Steele This Show 

Johnny Steele's variety show demands a semi-intelligent audience.

Supposedly it's pretty hard to cold-call Johnny Steele and actually get him on the phone (there's a home number on the comedian's web site with an invitation to "call Johnny Steele and leave a message"). But the stars aligned just right last Tuesday afternoon, and Steele answered on the second ring. "Hello?" "Hello?" Static. Click. I called back two minutes later, and — what luck — he picked up again. "I'm pretty sure the phone is tapped," he said. "Karl Rove, you know." Then he reconsidered. "No, I think I just pressed the button that said, 'Send this person to hell.'"

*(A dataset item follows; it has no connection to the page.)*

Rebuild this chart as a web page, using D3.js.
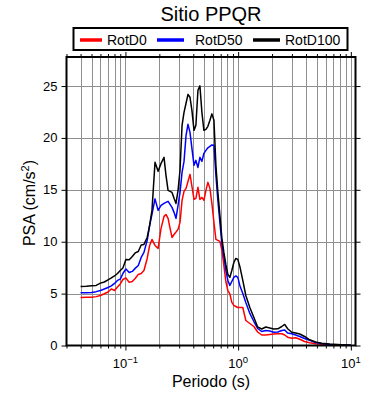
<!DOCTYPE html>
<html><head><meta charset="utf-8">
<script src="https://cdn.jsdelivr.net/npm/d3@7"></script>
<style>
body{margin:0;background:#fff}
svg{display:block}
text{font-family:"Liberation Sans",Arial,Helvetica,sans-serif;fill:#000}
</style>
</head><body><svg id="c" width="390" height="400"></svg>
<script>
const title = "Sitio PPQR";
const xTitle = "Periodo (s)";
const periods = [0.040,0.045,0.050,0.055,0.060,0.065,0.070,0.075,0.080,0.085,0.090,0.095,0.101,0.108,0.115,0.122,0.130,0.138,0.146,0.156,0.164,0.172,0.183,0.195,0.207,0.220,0.229,0.239,0.249,0.259,0.270,0.281,0.293,0.305,0.318,0.331,0.345,0.359,0.374,0.389,0.406,0.422,0.440,0.458,0.477,0.497,0.518,0.539,0.562,0.585,0.610,0.635,0.661,0.689,0.718,0.747,0.778,0.811,0.844,0.879,0.916,0.954,0.994,1.035,1.10,1.17,1.27,1.38,1.49,1.62,1.76,1.91,2.07,2.25,2.44,2.59,2.75,2.99,3.24,3.52,3.89,4.31,4.87,5.50,6.48,7.63,8.98,10.0];
const rotD0 = [4.63,4.65,4.66,4.71,4.82,4.99,5.16,5.45,5.30,5.64,5.93,6.36,6.51,6.08,6.17,6.46,6.85,6.94,7.23,8.39,9.64,10.22,9.64,9.35,11.28,12.44,12.63,12.25,11.28,10.41,10.70,10.93,11.19,11.86,13.98,14.85,15.14,15.81,16.49,15.33,14.08,14.18,15.24,14.08,14.27,13.98,14.95,15.72,15.14,13.69,11.86,10.22,10.13,10.03,9.16,7.71,6.17,5.30,4.97,4.15,3.86,3.76,3.66,3.65,3.66,2.41,2.12,1.83,1.30,1.01,1.01,1.06,1.11,1.13,1.13,1.01,0.80,0.70,0.74,0.60,0.39,0.27,0.16,0.12,0.07,0.05,0.03,0.02];
const rotD50 = [5.08,5.09,5.11,5.19,5.30,5.45,5.59,5.74,5.98,6.27,6.39,6.94,7.38,7.04,7.14,7.43,7.71,8.49,8.97,10.13,11.57,12.63,14.13,13.02,13.50,13.69,13.79,13.89,13.60,13.31,12.83,12.25,13.50,14.75,16.68,17.74,20.25,21.31,20.54,19.00,17.36,17.84,17.16,18.13,17.74,18.52,18.80,19.05,19.19,19.33,19.29,16.39,13.98,11.86,9.74,8.58,7.23,6.27,5.79,6.17,6.56,6.70,6.56,5.79,5.01,4.15,3.09,2.31,1.64,1.35,1.45,1.40,1.28,1.30,1.45,1.49,1.21,1.13,1.01,0.87,0.68,0.50,0.29,0.19,0.10,0.06,0.04,0.02];
const rotD100 = [5.69,5.72,5.76,5.79,6.01,6.12,6.32,6.51,6.70,6.94,7.23,7.47,8.29,8.26,8.58,8.92,9.06,9.69,9.74,10.41,11.57,13.02,17.65,16.78,17.55,18.13,16.39,14.95,14.85,14.75,14.18,13.69,14.95,16.88,21.22,22.47,23.34,24.20,23.92,22.66,20.73,21.22,24.59,25.02,22.47,20.73,20.83,21.12,21.70,22.32,21.70,17.36,14.75,12.54,10.32,8.97,7.81,6.85,6.56,7.23,8.00,8.39,8.29,7.62,6.27,4.82,3.66,2.70,1.78,1.59,1.78,1.69,1.59,1.61,1.83,2.03,1.61,1.28,1.21,1.11,0.87,0.55,0.34,0.22,0.14,0.09,0.05,0.03];
const seriesNames = ["RotD0","RotD50","RotD100"];
const seriesColors = ["#ff0000","#0000ff","#000000"];
const yTicks = [0,5,10,15,20,25];
const xMajorTicks = [0.1,1,10];
const xMajorExp = ["\u22121","0","1"];

const series = [rotD0, rotD50, rotD100];
const L = 66.5, R = 355.5, T = 57, B = 345.5;
const svg = d3.select("#c");
const x = d3.scaleLog().domain([0.03, 11]).range([L, R]);
const y = d3.scaleLinear().domain([0, 27.8]).range([B, T]);

// minor ticks
const minorTicks = [];
for (const dec of [0.01, 0.1, 1]) for (let k = 2; k <= 9; k++) {
  const v = +(dec * k).toPrecision(3);
  if (v >= 0.03 && v <= 11) minorTicks.push(v);
}
const allX = minorTicks.concat(xMajorTicks).sort((a,b)=>a-b);

// grid
const grid = svg.append("g").attr("stroke", "#8f8f8f").attr("stroke-width", 1).attr("shape-rendering","crispEdges");
grid.selectAll("line.v").data(allX.filter(v => x(v) > L + 1 && x(v) < R - 1)).join("line")
  .attr("x1", d => Math.round(x(d)) + 0.5).attr("x2", d => Math.round(x(d)) + 0.5).attr("y1", T).attr("y2", B);
grid.selectAll("line.h").data(yTicks.filter(v => v > 0)).join("line")
  .attr("x1", L).attr("x2", R).attr("y1", d => Math.round(y(d)) + 0.5).attr("y2", d => Math.round(y(d)) + 0.5);

// axes ticks
function styleAxis(g){ g.select(".domain").remove(); g.selectAll("line").attr("stroke","#000").attr("stroke-width",1); g.selectAll("text").remove(); }
svg.append("g").attr("transform",`translate(0,${B})`).call(d3.axisBottom(x).tickValues(minorTicks).tickSize(3).tickFormat("")).call(styleAxis);
svg.append("g").attr("transform",`translate(0,${B})`).call(d3.axisBottom(x).tickValues(xMajorTicks).tickSize(5).tickFormat("")).call(styleAxis);
svg.append("g").attr("transform",`translate(0,${T})`).call(d3.axisTop(x).tickValues(minorTicks).tickSize(3).tickFormat("")).call(styleAxis);
svg.append("g").attr("transform",`translate(0,${T})`).call(d3.axisTop(x).tickValues(xMajorTicks).tickSize(5).tickFormat("")).call(styleAxis);
svg.append("g").attr("transform",`translate(${L},0)`).call(d3.axisLeft(y).tickValues(yTicks).tickSize(5).tickFormat("")).call(styleAxis);
svg.append("g").attr("transform",`translate(${R},0)`).call(d3.axisRight(y).tickValues(yTicks).tickSize(5).tickFormat("")).call(styleAxis);

// curves
const clip = svg.append("clipPath").attr("id","cp").append("rect").attr("x",L).attr("y",T).attr("width",R-L).attr("height",B-T);
const line = d3.line().x((d,i) => x(periods[i])).y(d => y(d));
svg.append("g").attr("clip-path","url(#cp)").selectAll("path").data(series).join("path")
  .attr("d", d => line(d)).attr("fill","none").attr("stroke",(d,i)=>seriesColors[i])
  .attr("stroke-width",1.5).attr("stroke-linejoin","round");

// frame
svg.append("rect").attr("x",L).attr("y",T).attr("width",R-L).attr("height",B-T)
  .attr("fill","none").attr("stroke","#000").attr("stroke-width",2);

// x tick labels
const xl = svg.append("g").selectAll("text").data(xMajorTicks).join("text")
  .attr("x", d => x(d)).attr("y", 368).attr("text-anchor","middle").attr("font-size",13);
xl.append("tspan").text("10");
xl.append("tspan").attr("dy",-5).attr("font-size",9.5).text((d,i)=>xMajorExp[i]);

// y tick labels
svg.append("g").selectAll("text").data(yTicks).join("text")
  .attr("x", L - 9).attr("y", d => y(d) + 4.5).attr("text-anchor","end").attr("font-size",13).text(d => d);

// titles
svg.append("text").attr("x",211).attr("y",21).attr("text-anchor","middle").attr("font-size",20).text(title);
svg.append("text").attr("x",211).attr("y",387).attr("text-anchor","middle").attr("font-size",16).text(xTitle);
const yt = svg.append("text").attr("transform","translate(35,203) rotate(-90)").attr("text-anchor","middle").attr("font-size",16);
yt.append("tspan").text("PSA (cm/s");
yt.append("tspan").attr("dy",-6).attr("font-size",11).text("2");
yt.append("tspan").attr("dy",6).text(")");

// legend
const lg = svg.append("g");
lg.append("rect").attr("x",73.5).attr("y",28).attr("width",274).attr("height",22).attr("fill","#fff").attr("stroke","#000").attr("stroke-width",2);
const legX = [80, 157, 253];
const legTX = [107, 195, 285];
const legW = [22, 27, 27];
seriesNames.forEach((n,i) => {
  lg.append("line").attr("x1",legX[i]).attr("x2",legX[i]+legW[i]).attr("y1",40).attr("y2",40)
    .attr("stroke",seriesColors[i]).attr("stroke-width",3.5);
  lg.append("text").attr("x",legTX[i]).attr("y",45).attr("font-size",14).text(n);
});
</script>
</body></html>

A self-professed former "dumb jock" who played football at Saint Mary's and did the Live 105 morning show from '97 to '98, Steele now makes his living as a social critic. He ran the gamut of West Coast comedy clubs but ultimately consolidated his career in the variety show racket, where he now resides — probably for good. Steele said he got tired of working with comedians who tell the usual setup and punch-line jokes, and of winding up in clubs with names like "the Chuckle Hut," or drink specials that involve some crudely described appendage — i.e., "purple hooters" ("And I'm barely exaggerating here"). Most of all, he was fed up with vapid audiences. "Even last time I worked in the city, literally like, Hummer limos are pulling up with twelve guys from Turlock because Dave's getting hella married and they're having a bachelor party," Steele said. "What can you possibly impart to these people? They have a blood alcohol level of like 1.5, they haven't read a newspaper in their lives, they haven't read a book in four years."

The variety show format solves all of those issues. It demands an intelligent audience; it features different kinds of performers who all help advance some overarching theme or idea; and, in Steele's case, it's always "anti-Bush, antiwar, anti-everything that was going on." Take next Wednesday's Bizarro Comedy Show: Two Funny Heads, which places Steele alongside two comic-strip artists, Bizarro illustrator Dan Piraro, and Cheap City creator Mike Capozzola. The format proceeds thus: Steele mocks the audience for twenty minutes; Piraro shows illustrations and reads his hate mail, Capozzola shares some of his portfolio — and who knows, he might have some exciting hate mail, too. Steele said the constant shifts of material keep things interesting, but the acts still cohere thematically. "We're on the same side of the sociopolitical-environmental-animal-rights-vegetarian-vegan kinda fence," he assured. Fortunately, they can all laugh about it. September 10 at the Grand Lake Theater (3200 Grand Ave., Oakland). 8 p.m., $10.